Stewardson was born in Kendal in the Lake District to Quaker parents. It was in this small market town that he first began to receive painting instruction from local artist John Fothergill. This education was developed further by lessons with George Romney (1734-1802). One of the most prominent and desired portrait artists of the time, Romney would have ensured Stewardson received the best training he could possibly attain.

This training, and perhaps Romney’s encouragement, must have driven Stewardson to move to London. In the capital he could more easily pursue a career in portraiture, for here he would find many of the rich patrons to whom he could offer his services.

Soon enough, Stewardson was exhibiting his works at the Royal Academy, a success which would bring him to the attention of those much-desired patrons.

During his early years in London he also potentially received further instruction from another prominent portrait artist, John Opie (1761-1807). There is an 1804 portrait of Stewardson executed by Opie. Opie was a teacher at the Royal Academy Schools, although there is no evidence to suggest Stewardson attended these schools, so perhaps he received private instruction.

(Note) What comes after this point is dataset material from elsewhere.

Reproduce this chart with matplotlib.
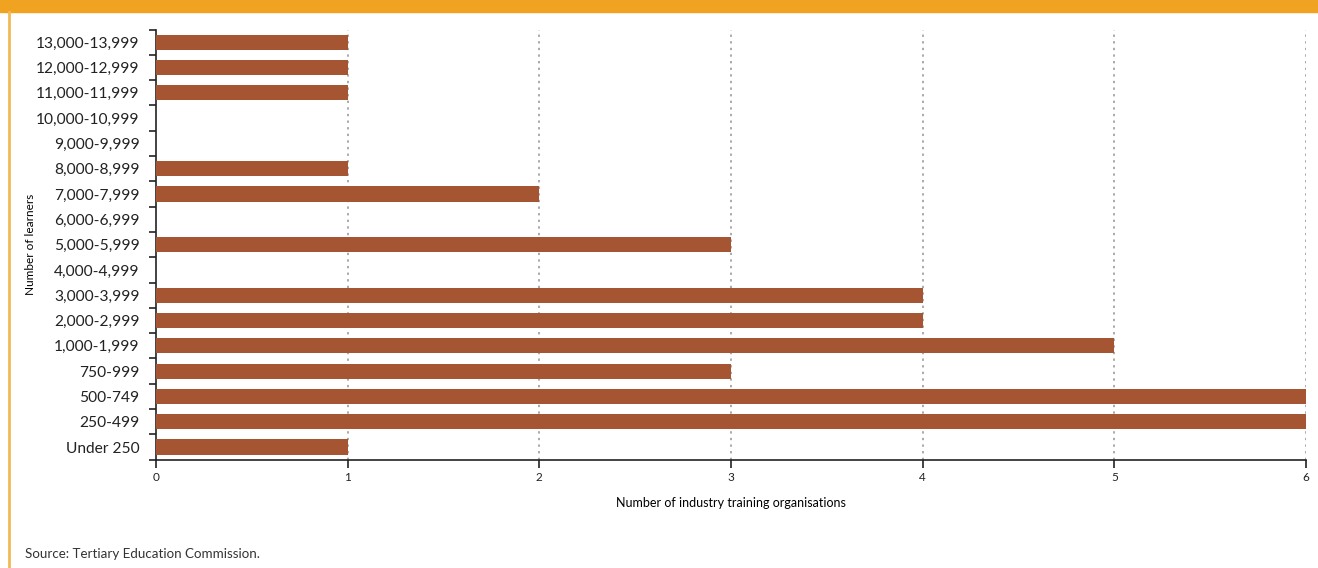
import matplotlib.pyplot as plt
from matplotlib.ticker import FixedLocator

# Learner bands and number of ITOs in each band
bands = ["Under 250", "250-499", "500-749", "750-999", "1,000-1,999", "2,000-2,999",
         "3,000-3,999", "4,000-4,999", "5,000-5,999", "6,000-6,999", "7,000-7,999",
         "8,000-8,999", "9,000-9,999", "10,000-10,999", "11,000-11,999",
         "12,000-12,999", "13,000-13,999"]
itos = [1, 6, 6, 3, 5, 4, 4, 0, 3, 0, 2, 1, 0, 0, 1, 1, 1]
x_ticks = [0, 1, 2, 3, 4, 5, 6]

plt.rcParams["font.family"] = ["Lato", "DejaVu Sans"]

fig = plt.figure(figsize=(13.18, 5.68), dpi=100)
ax = fig.add_axes([0.1184, 0.1907, 0.8725, 0.7573])

ypos = list(range(len(bands)))
ax.barh(ypos, itos, height=0.6, color="#A65533", zorder=3)

ax.set_xlim(0, 6)
ax.set_ylim(-0.5, len(bands) - 0.5)
ax.set_xticks(x_ticks)
ax.set_xticklabels([str(t) for t in x_ticks], fontsize=8.5, color="#222222")
ax.set_yticks(ypos)
ax.set_yticklabels(bands, fontsize=11.2, color="#222222")
ax.yaxis.set_minor_locator(FixedLocator([i - 0.5 for i in range(len(bands) + 1)]))
ax.tick_params(axis="y", which="major", length=0, pad=12)
ax.tick_params(axis="y", which="minor", length=5, width=1.2, color="#222222")
ax.tick_params(axis="x", length=6, width=1.2, color="#222222", pad=3)

for s in ["top", "right"]:
    ax.spines[s].set_visible(False)
ax.spines["left"].set_linewidth(1.2)
ax.spines["bottom"].set_linewidth(1.2)
ax.spines["left"].set_color("#222222")
ax.spines["bottom"].set_color("#222222")

for t in x_ticks[1:]:
    ax.axvline(t, color="#aaaaaa", linestyle=(0, (1.2, 2.2)), linewidth=1.4, zorder=1)

ax.set_xlabel("Number of industry training organisations", fontsize=9, labelpad=10)
fig.text(0.023, 0.569, "Number of learners", rotation=90, fontsize=8.5,
         ha="center", va="center")

fig.text(0.019, 0.017, "Source: Tertiary Education Commission.", fontsize=9.6,
         color="#333333")

# orange header band and left rule
fig.patches.append(plt.Rectangle((0, 0.979), 1, 0.021, transform=fig.transFigure,
                                 color="#F0A320", zorder=0))
fig.add_artist(plt.Line2D([0.0065, 0.0065], [0, 0.979], transform=fig.transFigure,
                          color="#F2BA55", linewidth=2))

fig.savefig("out.png", dpi=100)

Stewardson began to build up an extensive client base, something reflected in the works he exhibited both at the Royal Academy and the British Institution. The Duke of Marlborough, the Marquis and Marquess of Winchester, and the Right Honourable George Canning are amongst some of the sitters Stewardson depicted. His efforts culminated in royal attention, and from 1811 he became painter to Caroline, Princess of Wales (later Queen Caroline).

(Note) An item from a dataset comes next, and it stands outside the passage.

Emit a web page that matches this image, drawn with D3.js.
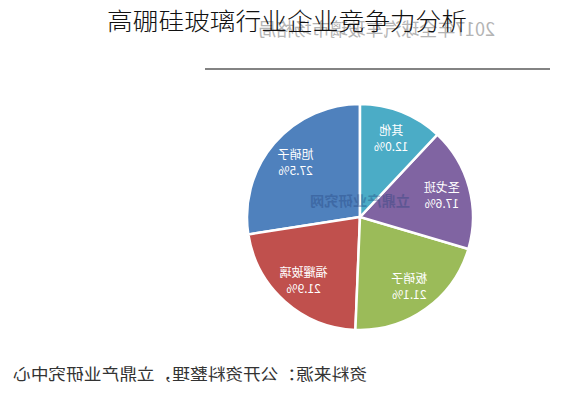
<!DOCTYPE html>
<html><head><meta charset="utf-8">
<script src="https://cdn.jsdelivr.net/npm/d3@7"></script>
<style>body{margin:0;background:#fff}svg{display:block}</style>
</head><body>
<svg id="c" width="573" height="400"></svg>
<script>
const categories = ["旭硝子", "福耀玻璃", "板硝子", "圣戈班", "其他"];
const shares = [27.5, 21.9, 21.1, 17.6, 12.0];
const colors = ["#4f81bd", "#c0504d", "#9bbb59", "#8064a2", "#4bacc6"];
const titleText = "高硼硅玻璃行业企业竞争力分析";
const subtitleText = "2017年全球汽车玻璃市场格局";
const sourceText = "资料来源：公开资料整理，立鼎产业研究中心";
const watermarkText = "立鼎产业研究网";

const svg = d3.select("#c");
const font = "'Noto Sans CJK SC', 'Noto Sans', sans-serif";
const cx = 360, cy = 217, R = 113;

// faint mirrored subtitle (partly behind the title, as in the reference)
svg.append("text")
  .attr("transform", `translate(${(258+495)/2},36) scale(-1,1)`)
  .attr("text-anchor", "middle").attr("font-family", font)
  .attr("font-size", 18).attr("fill", "#b4b4b4")
  .attr("textLength", 237).attr("lengthAdjust", "spacingAndGlyphs")
  .text(subtitleText);

// title
svg.append("text")
  .attr("x", 107).attr("y", 30)
  .attr("font-family", font).attr("font-size", 24).attr("font-weight", 300).attr("fill", "#111")
  .attr("textLength", 360).attr("lengthAdjust", "spacingAndGlyphs")
  .text(titleText);

// rule
svg.append("line").attr("x1", 205).attr("x2", 550).attr("y1", 69).attr("y2", 69)
  .attr("stroke", "#5a5a5a").attr("stroke-width", 1.6);

// pie (mirrored horizontally as in reference)
const pie = d3.pie().sort(null).value(d => d.v);
const data = pie(categories.map((c, i) => ({c, v: shares[i], col: colors[i]})));
const arc = d3.arc().innerRadius(0).outerRadius(R);
const labelArc = d3.arc().innerRadius(R * 0.75).outerRadius(R * 0.75);

const g = svg.append("g").attr("transform", `translate(${cx},${cy}) scale(-1,1)`);
g.selectAll("path").data(data).join("path")
  .attr("d", arc).attr("fill", d => d.data.col)
  .attr("stroke", "#fff").attr("stroke-width", 2.5);

// watermark
g.append("text").attr("x", 0).attr("y", -11)
  .attr("text-anchor", "middle").attr("font-family", font)
  .attr("font-size", 14).attr("font-weight", "bold").attr("fill", "#1f3f7a").attr("opacity", 0.35)
  .attr("textLength", 100).attr("lengthAdjust", "spacingAndGlyphs")
  .text(watermarkText);

const lab = g.selectAll("g.lab").data(data).join("g").attr("class", "lab")
  .attr("transform", d => `translate(${labelArc.centroid(d)})`);
lab.append("text").attr("y", -3).attr("text-anchor", "middle")
  .attr("font-family", font).attr("font-size", 12).attr("fill", "#fff")
  .text(d => d.data.c);
lab.append("text").attr("y", 13).attr("text-anchor", "middle")
  .attr("font-family", font).attr("font-size", 12).attr("fill", "#fff")
  .text(d => d3.format(".1f")(d.data.v) + "%");

// mirrored source line
svg.append("text")
  .attr("transform", `translate(${(13+367)/2},380) scale(-1,1)`)
  .attr("text-anchor", "middle").attr("font-family", font)
  .attr("font-size", 16).attr("fill", "#333")
  .attr("textLength", 354).attr("lengthAdjust", "spacingAndGlyphs")
  .text(sourceText);
</script>
</body></html>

Upon looking at Stewardson’s portraits, it becomes clear why he received so much attention. There is a lightness to his works, even when his sitters are swamped by a dark background. This serves to further highlight the brightness of their eyes and the healthy flush often given to their skin. Stewardson paints with a realism which makes each sitter distinctive, yet he is also certain to emphasise intellect and status. A sitter might be clutching a book, a sign of their education, or draped in medals and the apparel of their standing. Their expressions are often composed. There is a refined elegance in both his painterly skill and how it represents his sitters.

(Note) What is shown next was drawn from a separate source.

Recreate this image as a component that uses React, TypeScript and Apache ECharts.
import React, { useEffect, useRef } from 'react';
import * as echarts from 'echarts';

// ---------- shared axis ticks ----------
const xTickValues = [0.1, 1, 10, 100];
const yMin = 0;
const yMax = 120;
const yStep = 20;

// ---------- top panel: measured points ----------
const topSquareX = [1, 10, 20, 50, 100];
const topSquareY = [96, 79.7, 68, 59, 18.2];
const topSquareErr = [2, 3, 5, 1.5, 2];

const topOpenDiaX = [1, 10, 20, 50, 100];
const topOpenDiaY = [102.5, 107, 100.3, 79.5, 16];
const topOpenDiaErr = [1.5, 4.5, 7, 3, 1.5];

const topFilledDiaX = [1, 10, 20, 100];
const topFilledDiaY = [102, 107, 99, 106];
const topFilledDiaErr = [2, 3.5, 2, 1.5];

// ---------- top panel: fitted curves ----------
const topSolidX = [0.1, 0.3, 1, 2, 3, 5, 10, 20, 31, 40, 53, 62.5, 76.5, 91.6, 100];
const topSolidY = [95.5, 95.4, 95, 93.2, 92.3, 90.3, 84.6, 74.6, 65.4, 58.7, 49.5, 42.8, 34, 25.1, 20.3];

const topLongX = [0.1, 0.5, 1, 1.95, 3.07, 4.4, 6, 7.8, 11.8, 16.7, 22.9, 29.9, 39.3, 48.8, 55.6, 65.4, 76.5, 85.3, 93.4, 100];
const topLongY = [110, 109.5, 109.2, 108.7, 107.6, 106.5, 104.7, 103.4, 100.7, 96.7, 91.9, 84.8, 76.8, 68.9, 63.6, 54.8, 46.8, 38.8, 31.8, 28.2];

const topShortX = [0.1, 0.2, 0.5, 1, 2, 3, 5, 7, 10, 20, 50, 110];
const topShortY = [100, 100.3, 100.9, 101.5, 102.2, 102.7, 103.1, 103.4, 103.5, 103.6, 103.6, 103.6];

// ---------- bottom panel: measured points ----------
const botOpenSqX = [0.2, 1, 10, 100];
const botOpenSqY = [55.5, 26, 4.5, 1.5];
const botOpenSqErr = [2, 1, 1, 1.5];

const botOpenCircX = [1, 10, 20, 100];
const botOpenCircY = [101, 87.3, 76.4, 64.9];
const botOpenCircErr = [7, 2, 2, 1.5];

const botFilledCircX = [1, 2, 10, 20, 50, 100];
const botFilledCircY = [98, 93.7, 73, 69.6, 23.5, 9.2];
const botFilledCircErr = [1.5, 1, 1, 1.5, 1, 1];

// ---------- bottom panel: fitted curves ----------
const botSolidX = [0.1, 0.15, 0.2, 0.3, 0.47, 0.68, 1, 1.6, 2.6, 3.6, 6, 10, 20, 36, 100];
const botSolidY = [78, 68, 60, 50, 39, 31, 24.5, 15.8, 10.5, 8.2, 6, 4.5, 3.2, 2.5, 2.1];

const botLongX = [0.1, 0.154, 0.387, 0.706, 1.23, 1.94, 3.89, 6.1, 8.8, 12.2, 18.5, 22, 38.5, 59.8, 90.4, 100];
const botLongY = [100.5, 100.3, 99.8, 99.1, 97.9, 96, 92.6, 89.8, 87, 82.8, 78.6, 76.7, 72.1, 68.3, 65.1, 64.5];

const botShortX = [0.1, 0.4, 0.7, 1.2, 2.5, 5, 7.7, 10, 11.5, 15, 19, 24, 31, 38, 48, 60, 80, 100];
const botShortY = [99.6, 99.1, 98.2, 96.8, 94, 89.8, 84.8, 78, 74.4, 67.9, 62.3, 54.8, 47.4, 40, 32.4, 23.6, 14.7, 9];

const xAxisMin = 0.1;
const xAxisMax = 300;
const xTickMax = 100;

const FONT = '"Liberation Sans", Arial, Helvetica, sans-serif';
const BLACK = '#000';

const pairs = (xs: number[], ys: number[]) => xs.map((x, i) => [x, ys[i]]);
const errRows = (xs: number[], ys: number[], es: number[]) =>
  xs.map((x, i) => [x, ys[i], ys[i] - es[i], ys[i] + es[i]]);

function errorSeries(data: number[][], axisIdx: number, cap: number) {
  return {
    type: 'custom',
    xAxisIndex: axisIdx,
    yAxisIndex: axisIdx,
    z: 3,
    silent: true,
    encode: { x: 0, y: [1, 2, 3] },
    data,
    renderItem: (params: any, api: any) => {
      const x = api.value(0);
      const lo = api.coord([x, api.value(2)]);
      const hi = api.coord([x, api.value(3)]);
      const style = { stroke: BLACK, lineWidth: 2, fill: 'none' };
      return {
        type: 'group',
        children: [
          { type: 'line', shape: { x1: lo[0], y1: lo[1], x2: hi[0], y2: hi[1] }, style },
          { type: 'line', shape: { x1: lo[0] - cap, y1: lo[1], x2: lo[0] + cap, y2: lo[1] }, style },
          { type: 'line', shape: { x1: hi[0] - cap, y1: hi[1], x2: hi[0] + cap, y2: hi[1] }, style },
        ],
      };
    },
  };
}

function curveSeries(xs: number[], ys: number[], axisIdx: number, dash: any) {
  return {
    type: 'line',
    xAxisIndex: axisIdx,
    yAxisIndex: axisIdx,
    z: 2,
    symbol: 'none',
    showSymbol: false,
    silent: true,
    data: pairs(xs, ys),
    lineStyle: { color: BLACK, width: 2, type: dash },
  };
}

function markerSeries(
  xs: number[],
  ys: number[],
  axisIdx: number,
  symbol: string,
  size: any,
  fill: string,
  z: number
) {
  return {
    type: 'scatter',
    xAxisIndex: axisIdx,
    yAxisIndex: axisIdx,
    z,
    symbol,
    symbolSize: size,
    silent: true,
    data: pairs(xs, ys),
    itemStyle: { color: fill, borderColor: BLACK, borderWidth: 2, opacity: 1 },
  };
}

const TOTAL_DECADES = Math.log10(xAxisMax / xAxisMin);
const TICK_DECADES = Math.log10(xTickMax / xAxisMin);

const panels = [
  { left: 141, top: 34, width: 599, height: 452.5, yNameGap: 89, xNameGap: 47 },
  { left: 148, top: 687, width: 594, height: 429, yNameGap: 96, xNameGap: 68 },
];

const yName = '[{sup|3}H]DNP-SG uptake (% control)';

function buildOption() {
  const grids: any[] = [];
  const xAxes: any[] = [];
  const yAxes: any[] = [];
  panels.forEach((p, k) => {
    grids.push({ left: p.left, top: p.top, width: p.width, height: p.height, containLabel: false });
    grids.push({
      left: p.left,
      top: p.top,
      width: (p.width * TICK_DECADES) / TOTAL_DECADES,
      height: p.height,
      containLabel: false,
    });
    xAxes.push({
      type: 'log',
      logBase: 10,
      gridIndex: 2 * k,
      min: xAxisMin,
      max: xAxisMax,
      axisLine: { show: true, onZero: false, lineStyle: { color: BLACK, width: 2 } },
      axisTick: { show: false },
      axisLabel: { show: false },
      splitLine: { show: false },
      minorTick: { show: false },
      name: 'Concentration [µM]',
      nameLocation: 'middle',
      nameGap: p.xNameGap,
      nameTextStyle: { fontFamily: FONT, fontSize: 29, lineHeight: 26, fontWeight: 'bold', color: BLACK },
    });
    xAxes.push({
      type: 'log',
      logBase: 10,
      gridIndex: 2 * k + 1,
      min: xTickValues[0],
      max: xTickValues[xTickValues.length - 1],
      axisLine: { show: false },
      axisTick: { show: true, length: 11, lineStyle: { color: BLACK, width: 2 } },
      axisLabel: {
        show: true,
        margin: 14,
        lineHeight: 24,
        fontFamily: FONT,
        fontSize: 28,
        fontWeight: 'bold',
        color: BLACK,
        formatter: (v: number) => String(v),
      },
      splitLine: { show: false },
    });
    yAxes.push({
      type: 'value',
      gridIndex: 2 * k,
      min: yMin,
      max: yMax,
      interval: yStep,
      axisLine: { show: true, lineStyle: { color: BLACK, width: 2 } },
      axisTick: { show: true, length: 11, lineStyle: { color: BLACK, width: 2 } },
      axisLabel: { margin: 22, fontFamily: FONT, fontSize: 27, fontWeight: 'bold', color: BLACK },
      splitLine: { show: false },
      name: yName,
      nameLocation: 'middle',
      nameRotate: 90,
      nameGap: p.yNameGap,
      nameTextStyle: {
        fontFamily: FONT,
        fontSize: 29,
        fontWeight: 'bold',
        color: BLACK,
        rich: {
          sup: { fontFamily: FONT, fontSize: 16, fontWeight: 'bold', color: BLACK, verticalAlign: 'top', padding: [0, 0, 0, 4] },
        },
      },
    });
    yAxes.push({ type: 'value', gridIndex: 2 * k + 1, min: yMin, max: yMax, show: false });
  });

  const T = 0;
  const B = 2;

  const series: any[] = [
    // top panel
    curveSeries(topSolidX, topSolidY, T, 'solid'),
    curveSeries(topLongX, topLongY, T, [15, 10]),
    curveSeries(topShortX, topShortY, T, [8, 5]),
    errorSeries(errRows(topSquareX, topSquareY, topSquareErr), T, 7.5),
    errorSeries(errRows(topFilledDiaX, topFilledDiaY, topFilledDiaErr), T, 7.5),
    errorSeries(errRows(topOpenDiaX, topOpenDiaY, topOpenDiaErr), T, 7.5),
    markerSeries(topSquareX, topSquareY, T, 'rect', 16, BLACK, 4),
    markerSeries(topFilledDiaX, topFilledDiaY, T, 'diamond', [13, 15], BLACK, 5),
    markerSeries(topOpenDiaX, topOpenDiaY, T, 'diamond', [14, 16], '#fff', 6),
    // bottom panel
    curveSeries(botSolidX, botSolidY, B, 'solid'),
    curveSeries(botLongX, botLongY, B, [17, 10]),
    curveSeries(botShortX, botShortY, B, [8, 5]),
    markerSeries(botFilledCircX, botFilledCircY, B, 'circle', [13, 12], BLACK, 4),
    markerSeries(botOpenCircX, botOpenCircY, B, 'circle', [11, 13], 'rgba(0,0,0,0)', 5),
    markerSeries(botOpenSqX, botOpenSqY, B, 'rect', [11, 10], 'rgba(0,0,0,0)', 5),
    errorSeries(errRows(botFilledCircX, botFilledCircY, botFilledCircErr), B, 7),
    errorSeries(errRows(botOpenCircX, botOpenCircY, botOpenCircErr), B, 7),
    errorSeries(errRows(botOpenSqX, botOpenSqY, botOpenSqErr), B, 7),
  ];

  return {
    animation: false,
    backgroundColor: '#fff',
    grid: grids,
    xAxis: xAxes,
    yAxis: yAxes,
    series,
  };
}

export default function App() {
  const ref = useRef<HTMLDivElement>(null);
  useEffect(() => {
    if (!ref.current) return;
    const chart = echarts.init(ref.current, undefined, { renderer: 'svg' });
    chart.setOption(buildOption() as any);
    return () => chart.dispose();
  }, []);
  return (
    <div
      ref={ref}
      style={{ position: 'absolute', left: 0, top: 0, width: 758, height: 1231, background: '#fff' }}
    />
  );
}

Unfortunately, for the last 30 years of his life, Stewardson could not work professionally due to illness. However, in 1845 he became a member of the London Athenaeum Club, which was aimed at those believed to have gained distinction in the arts and sciences. This suggests that although he was not working, Stewardson was recognised as a formidable and respectable artistic talent.

From a sleepy market town in the Lake District to courting the interest of royalty and the highest in 19th century British Society, Thomas Stewardson was a portrait painter of great skill. He was able to transform both his own prospects and the subjects of his paintings into great successes of sophistication.


Born in Kendal, Cumbria, Britain.


Exhibited frequently at the Royal Academy.


Exhibited frequently at the British Institution.


Appointed painter to Caroline, Princess of Wales (later Queen Caroline).


Became a member of the Athenaeum Club.


Died in Pall Mall, London, Britain. Buried in Kensal Green Cemetery, London, Britain.